Extended Data Fig. 6: Trapping and release of a flake, prediction of the theoretical model.

a–h, Two dimensional potential U_tot(ΔT; h, x), i–p, effective lateral potential U_eff(ΔT; x), and q–x, effective lateral probability distribution function P_eff(ΔT; x) for a disk-like flake (radius a = 1450 nm, thickness b = 40 nm) hovering on a patterned substrate with hydrophobic, 3-μm-wide, gold-coated stripes alternating periodically with hydrophilic, 3-μm-wide, uncoated silica stripes. The thickness of each gold-coated stripe is a₁ = 30nm. As shown in panels a–h, the height of the flake h on the surface is measured with respect to the upper surface of the gold stripes; hence, when considering the height of the flake with respect to the hydrophilic uncoated surface, one must take into account the additional term a₁. The profile of the substrate is represented in panels a–h. The value of the two-dimensional total potential is represented with a contour plot. For ΔT = − 1 K, the minimum of the total potential is located over the gold-coated stripe at its centre (for symmetry reasons) about 100nm above the surface. Upon increasing the temperature towards T_c, the minimum of the potential becomes less and less deep, and for ΔT > − 0.1 K, the minimum is located above the uncoated silica stripe.

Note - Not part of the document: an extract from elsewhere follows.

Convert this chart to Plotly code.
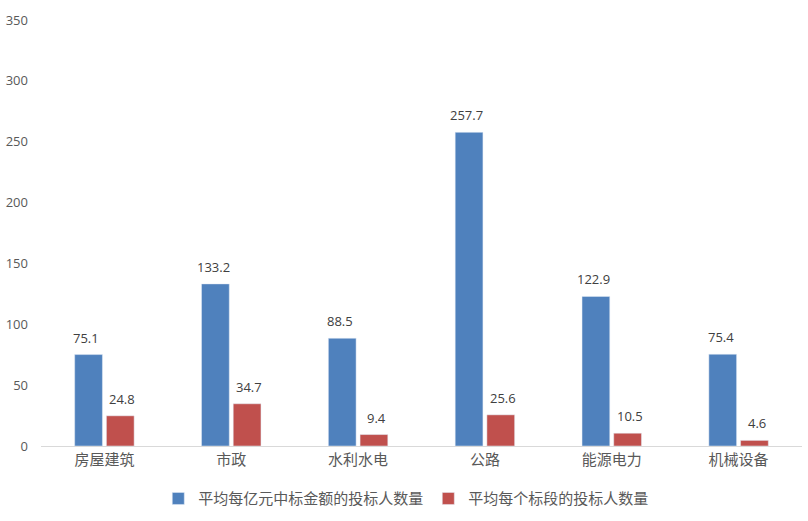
import plotly.graph_objects as go

categories = ["房屋建筑", "市政", "水利水电", "公路", "能源电力", "机械设备"]
series1_name = "平均每亿元中标金额的投标人数量"
series1 = [75.1, 133.2, 88.5, 257.7, 122.9, 75.4]
series2_name = "平均每个标段的投标人数量"
series2 = [24.8, 34.7, 9.4, 25.6, 10.5, 4.6]
y_ticks = [0, 50, 100, 150, 200, 250, 300, 350]

font_family = "Open Sans, Noto Sans CJK SC, sans-serif"
cjk_family = "Noto Sans CJK SC, sans-serif"
blue = "#4F81BD"
red = "#C0504D"
grey = "#595959"

fig = go.Figure()
fig.add_trace(go.Bar(x=categories, y=series1, name=series1_name, marker_color=blue))
fig.add_trace(go.Bar(x=categories, y=series2, name=series2_name, marker_color=red))

annotations = []
for c, v in zip(categories, series1):
    annotations.append(dict(x=c, y=v, text=f"{v:.1f}", showarrow=False, xshift=-18, yshift=17,
                            font=dict(size=13, color="#404040", family=font_family)))
for c, v in zip(categories, series2):
    annotations.append(dict(x=c, y=v, text=f"{v:.1f}", showarrow=False, xshift=18, yshift=17,
                            font=dict(size=13, color="#404040", family=font_family)))

fig.update_layout(
    width=808, height=521,
    margin=dict(l=41, r=6, t=20, b=75),
    plot_bgcolor="white", paper_bgcolor="white",
    barmode="group", bargap=0.5, bargroupgap=0.125,
    font=dict(family=font_family, color=grey, size=13),
    showlegend=True,
    legend=dict(orientation="h", x=0.48, xanchor="center", y=-0.085, yanchor="top",
                font=dict(size=15, color=grey, family=cjk_family), traceorder="normal"),
    annotations=annotations,
)
fig.update_xaxes(showline=True, linecolor="#D9D9D9", linewidth=1, showgrid=False,
                 ticks="", tickfont=dict(size=15, color=grey, family=cjk_family),
                 automargin=False)
fig.update_yaxes(range=[0, 350], tickvals=y_ticks, showgrid=False, zeroline=False,
                 showline=False, ticks="", tickfont=dict(size=13, color=grey),
                 ticklabelstandoff=12, automargin=False)

fig.write_html("out.html", config={"displayModeBar": False},
               post_script="document.body.style.margin='0';")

In i–p, the effective lateral potential U_eff(ΔT; x) defined in Eq. (S8) is represented with a black continuous line. The zero of the potential is set at x = 0. For ΔT≤ − 0.12K (i–m), the effective potential has a single minimum at x = 1.5μm; for ΔT≥ − 0.1K (o,p), the effective potential has a single minimum at x = 4.5μm, that is, localized at the centre of the uncoated silica stripe; for ΔT = − 0.1K (n), the effective potential has two local minima. In i–p the effective probability distribution P_eff(ΔT; x) defined in Eq. (S9) is represented with a black continuous line. In i–m, P_eff(ΔT; x) has a single peak at x = 1.5μm, indicating that the flake is localized on the gold stripe. The peak is initially very sharp, but becomes broader and less high upon increasing the temperature towards T_c. In n, P_eff(ΔT; x) has two peaks. In n,o, the peak is again one, this time localized at the centre of the uncoated silica stripe. In this model, the parameters for the electrostatic interaction are λ_D = 17 nm and P₀ = 1.5 kPa for the gold-coated stripes, whereas P₀ = 28.8 kPa for the gold-coated stripes.